In New England, the Massachusetts Department of Public Utilities on Nov. 30 authorized Eversource Energy subsidiaries NSTAR Electric Co. and Western Massachusetts Electric Co. to invest $45 million in electric vehicle infrastructure in the state. National Grid USA, an affiliate of National Grid plc, has made a similar proposal to Massachusetts regulators. The company is one of 15 electric utilities that recently joined with General Motors Co. to launch a new lobbying group to promote electric vehicles and utility-owned charging infrastructure to state governments.
Billions in benefits
Many states are likely to be receptive.

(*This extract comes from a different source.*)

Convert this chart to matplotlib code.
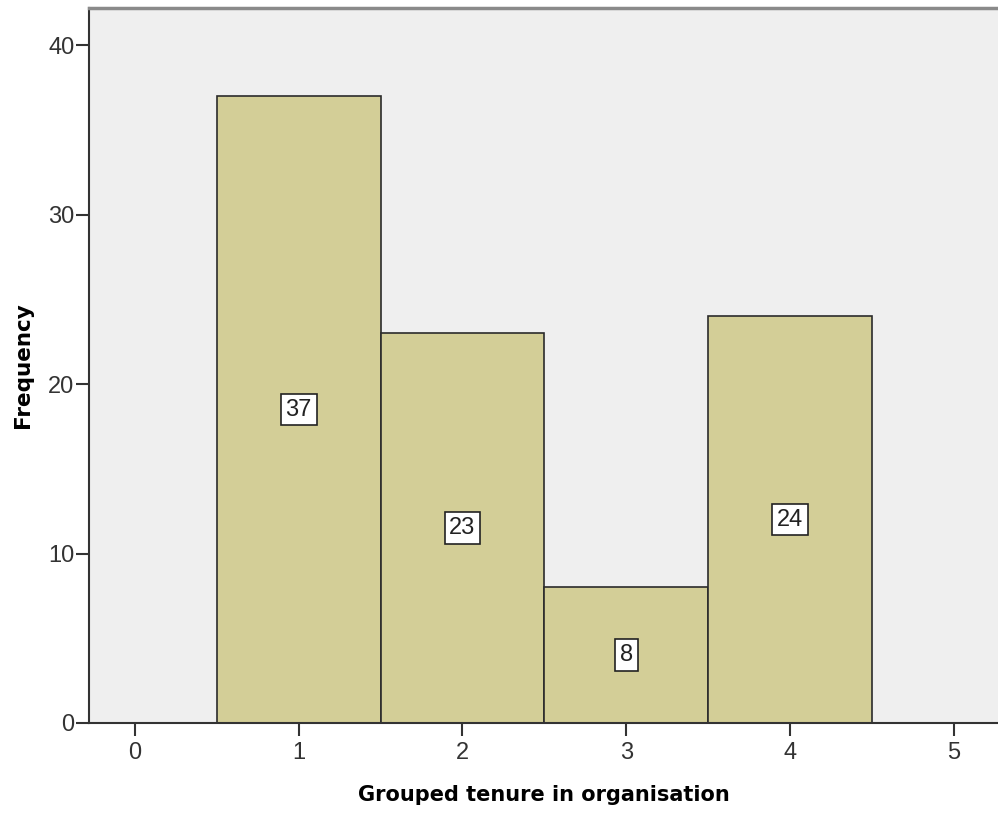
import matplotlib.pyplot as plt

# data
tenure_groups = [1, 2, 3, 4]
frequencies = [37, 23, 8, 24]
x_ticks = [0, 1, 2, 3, 4, 5]
y_ticks = [0, 10, 20, 30, 40]

plt.rcParams['font.family'] = ['Liberation Sans', 'DejaVu Sans']

fig = plt.figure(figsize=(9.98, 8.14), dpi=100)
# axes box: left edge at px 89, bottom at px 723, top at px 8, runs off the right side
ax = fig.add_axes([0.0892, 0.1118, 0.9108, 0.8784])
ax.set_facecolor('#EFEFEF')

ax.bar(tenure_groups, frequencies, width=1.0, color='#D3CE97',
       edgecolor='#2b2b2b', linewidth=1.2, zorder=2)

for x, f in zip(tenure_groups, frequencies):
    ax.text(x, f / 2, str(f), ha='center', va='center', fontsize=17, color='#222222',
            bbox=dict(boxstyle='square,pad=0.2', facecolor='white', edgecolor='#222222', linewidth=1.2),
            zorder=3)

ax.set_xlim(-0.2805, 5.27)
ax.set_ylim(0, 42.2)
ax.set_xticks(x_ticks)
ax.set_yticks(y_ticks)
ax.tick_params(axis='both', direction='out', length=9.5, width=1.5, color='#333333',
               labelsize=17, labelcolor='#333333')
ax.tick_params(axis='x', pad=4)
ax.tick_params(axis='y', pad=1)

ax.spines['right'].set_visible(False)
ax.spines['top'].set_color('#8a8a8a')
ax.spines['top'].set_linewidth(2.5)
for s in ['left', 'bottom']:
    ax.spines[s].set_color('#333333')
    ax.spines[s].set_linewidth(1.5)

ax.set_xlabel('Grouped tenure in organisation', fontsize=15, fontweight='bold',
              family='DejaVu Sans', labelpad=15)
ax.set_ylabel('Frequency', fontsize=15.5, fontweight='bold',
              family='DejaVu Sans', labelpad=11)

fig.savefig('out.png', dpi=100)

The governors of California, Connecticut, Maryland, Massachusetts, New York, Oregon, Rhode Island and Vermont have agreed to a goal of 3.3 million zero-emission vehicles combined in their states by 2025, and promised to work together to create the necessary charging infrastructure.
"Ultimately, the goal is to achieve very deep cuts in greenhouse gas emissions, and transportation accounts for the dominant share," said Chris Van Atten, a senior VP at M.J. Bradley & Associates, an advisory firm that is analyzing the costs and benefits of electric transportation in states around the country in a collaboration with the Natural Resources Defense Council.
In one recent report on five Northeastern and mid-Atlantic states, the firm gamed out several scenarios for electric vehicle adoption and estimated the net present value of cumulative net benefits of between $41.7 billion and $205 billion by 2050. The largest customer savings — and the biggest boost to utility revenues — would come from large-scale off-peak charging at lower prices, which also would reduce the need for system upgrades required for mass charging during peak demand periods.
"You need to devise strategies if there is to be any hope of meeting states' goals," Van Atten said. "There's definitely a lot of challenges and opportunities."